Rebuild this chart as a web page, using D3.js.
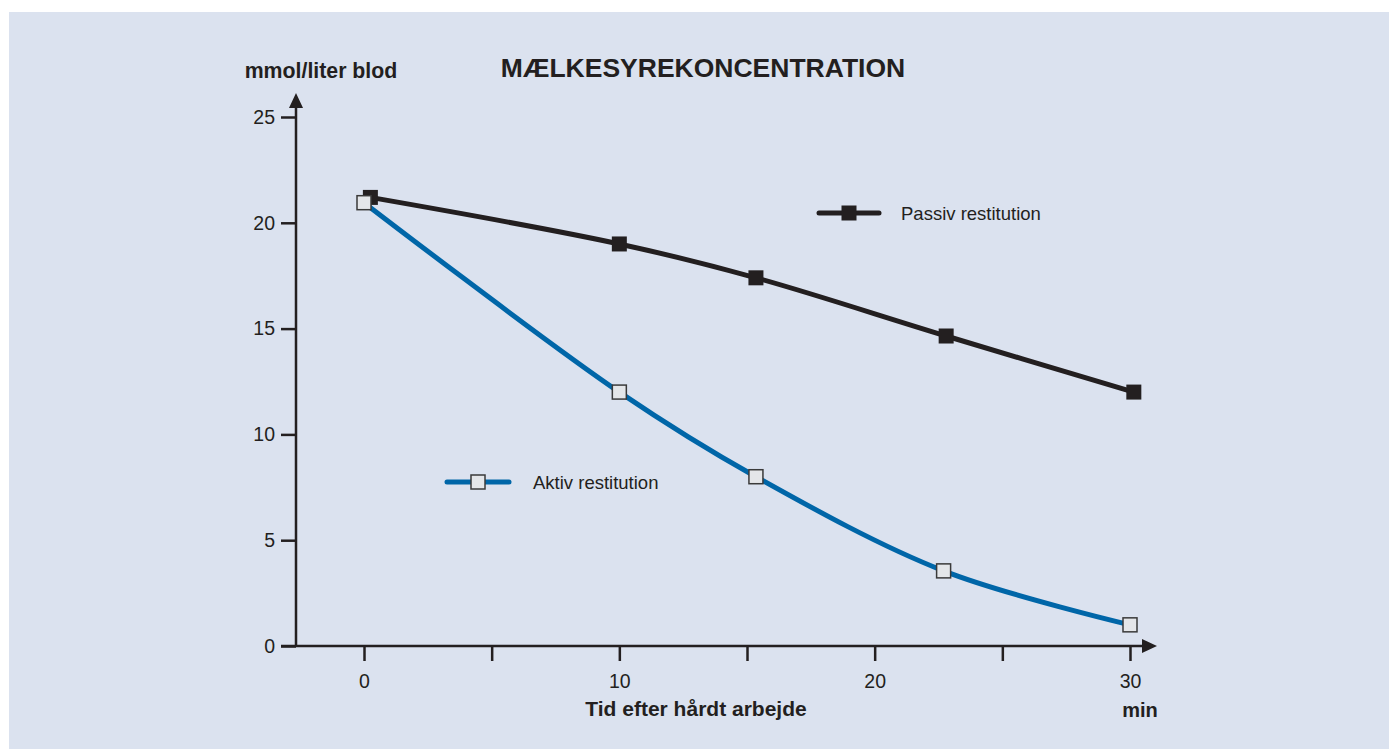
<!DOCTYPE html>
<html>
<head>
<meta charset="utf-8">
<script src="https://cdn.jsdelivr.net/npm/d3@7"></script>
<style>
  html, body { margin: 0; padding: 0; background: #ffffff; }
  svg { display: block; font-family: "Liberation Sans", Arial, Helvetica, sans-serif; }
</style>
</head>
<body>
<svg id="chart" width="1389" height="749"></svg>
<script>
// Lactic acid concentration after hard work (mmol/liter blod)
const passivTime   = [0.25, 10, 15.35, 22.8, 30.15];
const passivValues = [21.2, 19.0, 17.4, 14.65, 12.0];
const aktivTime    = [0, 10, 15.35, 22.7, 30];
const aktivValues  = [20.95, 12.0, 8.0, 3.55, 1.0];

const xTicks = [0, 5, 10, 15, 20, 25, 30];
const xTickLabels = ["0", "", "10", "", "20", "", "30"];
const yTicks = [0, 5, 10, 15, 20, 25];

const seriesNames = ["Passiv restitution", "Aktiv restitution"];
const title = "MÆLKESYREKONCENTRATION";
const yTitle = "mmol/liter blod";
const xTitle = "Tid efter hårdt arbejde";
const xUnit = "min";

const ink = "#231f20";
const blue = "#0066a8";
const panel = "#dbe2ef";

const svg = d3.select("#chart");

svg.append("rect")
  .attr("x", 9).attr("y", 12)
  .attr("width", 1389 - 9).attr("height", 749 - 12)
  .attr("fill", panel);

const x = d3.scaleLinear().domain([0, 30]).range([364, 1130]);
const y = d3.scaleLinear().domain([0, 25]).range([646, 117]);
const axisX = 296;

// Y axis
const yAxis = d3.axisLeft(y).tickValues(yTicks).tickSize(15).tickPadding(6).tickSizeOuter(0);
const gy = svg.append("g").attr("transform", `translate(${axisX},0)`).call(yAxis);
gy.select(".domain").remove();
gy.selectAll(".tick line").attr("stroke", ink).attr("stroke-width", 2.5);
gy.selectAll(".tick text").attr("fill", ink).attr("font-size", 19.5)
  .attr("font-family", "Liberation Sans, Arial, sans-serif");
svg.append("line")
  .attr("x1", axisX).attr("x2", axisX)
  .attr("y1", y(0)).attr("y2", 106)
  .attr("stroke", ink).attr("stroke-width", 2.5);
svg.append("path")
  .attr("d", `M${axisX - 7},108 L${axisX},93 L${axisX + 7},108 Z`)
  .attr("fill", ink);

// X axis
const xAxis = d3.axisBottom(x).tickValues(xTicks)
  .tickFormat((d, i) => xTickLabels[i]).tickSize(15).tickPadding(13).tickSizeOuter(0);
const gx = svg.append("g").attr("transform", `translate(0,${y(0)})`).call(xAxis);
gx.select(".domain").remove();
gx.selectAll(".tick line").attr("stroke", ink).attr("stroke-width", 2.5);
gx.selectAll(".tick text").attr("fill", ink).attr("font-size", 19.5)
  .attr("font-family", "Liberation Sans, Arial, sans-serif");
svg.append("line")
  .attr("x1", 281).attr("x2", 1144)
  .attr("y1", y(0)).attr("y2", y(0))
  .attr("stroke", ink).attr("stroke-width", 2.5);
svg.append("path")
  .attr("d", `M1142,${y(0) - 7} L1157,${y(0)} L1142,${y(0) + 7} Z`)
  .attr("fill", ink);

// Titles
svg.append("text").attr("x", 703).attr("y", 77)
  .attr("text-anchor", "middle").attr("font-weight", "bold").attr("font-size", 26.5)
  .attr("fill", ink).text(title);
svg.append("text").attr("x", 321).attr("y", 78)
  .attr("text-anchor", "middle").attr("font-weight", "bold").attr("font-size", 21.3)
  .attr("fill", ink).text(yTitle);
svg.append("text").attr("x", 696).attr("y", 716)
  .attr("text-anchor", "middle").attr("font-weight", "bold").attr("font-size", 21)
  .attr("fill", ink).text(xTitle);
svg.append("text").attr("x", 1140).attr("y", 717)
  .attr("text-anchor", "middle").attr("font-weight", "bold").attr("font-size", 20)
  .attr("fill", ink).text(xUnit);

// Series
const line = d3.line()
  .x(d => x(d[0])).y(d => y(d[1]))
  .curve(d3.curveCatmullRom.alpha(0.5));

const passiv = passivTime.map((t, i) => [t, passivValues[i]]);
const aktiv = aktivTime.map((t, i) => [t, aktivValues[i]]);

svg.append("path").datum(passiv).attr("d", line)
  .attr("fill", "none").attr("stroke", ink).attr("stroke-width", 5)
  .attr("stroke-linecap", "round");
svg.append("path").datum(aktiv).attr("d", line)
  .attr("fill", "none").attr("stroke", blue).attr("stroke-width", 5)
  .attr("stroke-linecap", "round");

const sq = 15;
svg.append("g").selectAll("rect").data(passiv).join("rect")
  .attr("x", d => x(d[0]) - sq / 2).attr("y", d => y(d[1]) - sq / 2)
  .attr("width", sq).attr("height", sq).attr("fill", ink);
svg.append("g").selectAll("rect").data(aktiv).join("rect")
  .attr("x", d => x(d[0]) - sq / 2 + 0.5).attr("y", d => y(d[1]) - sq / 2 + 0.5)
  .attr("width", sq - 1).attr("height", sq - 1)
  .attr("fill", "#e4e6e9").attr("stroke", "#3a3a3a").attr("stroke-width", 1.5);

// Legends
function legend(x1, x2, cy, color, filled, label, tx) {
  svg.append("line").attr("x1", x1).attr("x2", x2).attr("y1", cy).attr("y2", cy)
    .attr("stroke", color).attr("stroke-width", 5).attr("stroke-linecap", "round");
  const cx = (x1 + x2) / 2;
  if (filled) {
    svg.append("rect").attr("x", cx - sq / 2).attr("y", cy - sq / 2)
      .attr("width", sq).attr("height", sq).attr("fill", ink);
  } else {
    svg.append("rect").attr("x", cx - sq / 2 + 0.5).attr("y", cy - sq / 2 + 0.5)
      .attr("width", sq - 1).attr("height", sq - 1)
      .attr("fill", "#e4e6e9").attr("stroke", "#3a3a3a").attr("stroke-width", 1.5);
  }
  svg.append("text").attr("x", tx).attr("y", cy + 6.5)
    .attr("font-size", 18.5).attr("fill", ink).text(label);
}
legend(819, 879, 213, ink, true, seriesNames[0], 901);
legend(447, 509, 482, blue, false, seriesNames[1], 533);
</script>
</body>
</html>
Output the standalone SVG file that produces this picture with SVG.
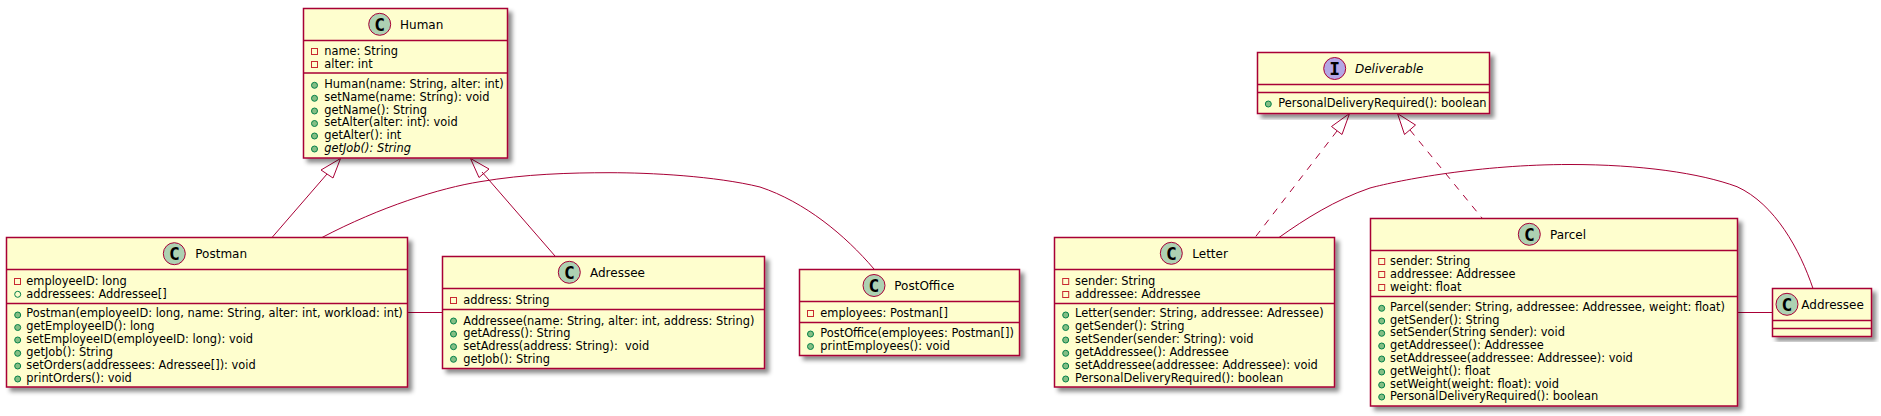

* **WRITTEN TASK**: Copy nothing past the line containing "const axisX = 296;": reproduce every line from the start of the records up to it, skipping pictures.

* **CORRECT ANSWER**:
Rebuild this chart as a web page, using D3.js.
<!DOCTYPE html>
<html>
<head>
<meta charset="utf-8">
<script src="https://cdn.jsdelivr.net/npm/d3@7"></script>
<style>
  html, body { margin: 0; padding: 0; background: #ffffff; }
  svg { display: block; font-family: "Liberation Sans", Arial, Helvetica, sans-serif; }
</style>
</head>
<body>
<svg id="chart" width="1389" height="749"></svg>
<script>
// Lactic acid concentration after hard work (mmol/liter blod)
const passivTime   = [0.25, 10, 15.35, 22.8, 30.15];
const passivValues = [21.2, 19.0, 17.4, 14.65, 12.0];
const aktivTime    = [0, 10, 15.35, 22.7, 30];
const aktivValues  = [20.95, 12.0, 8.0, 3.55, 1.0];

const xTicks = [0, 5, 10, 15, 20, 25, 30];
const xTickLabels = ["0", "", "10", "", "20", "", "30"];
const yTicks = [0, 5, 10, 15, 20, 25];

const seriesNames = ["Passiv restitution", "Aktiv restitution"];
const title = "MÆLKESYREKONCENTRATION";
const yTitle = "mmol/liter blod";
const xTitle = "Tid efter hårdt arbejde";
const xUnit = "min";

const ink = "#231f20";
const blue = "#0066a8";
const panel = "#dbe2ef";

const svg = d3.select("#chart");

svg.append("rect")
  .attr("x", 9).attr("y", 12)
  .attr("width", 1389 - 9).attr("height", 749 - 12)
  .attr("fill", panel);

const x = d3.scaleLinear().domain([0, 30]).range([364, 1130]);
const y = d3.scaleLinear().domain([0, 25]).range([646, 117]);
const axisX = 296;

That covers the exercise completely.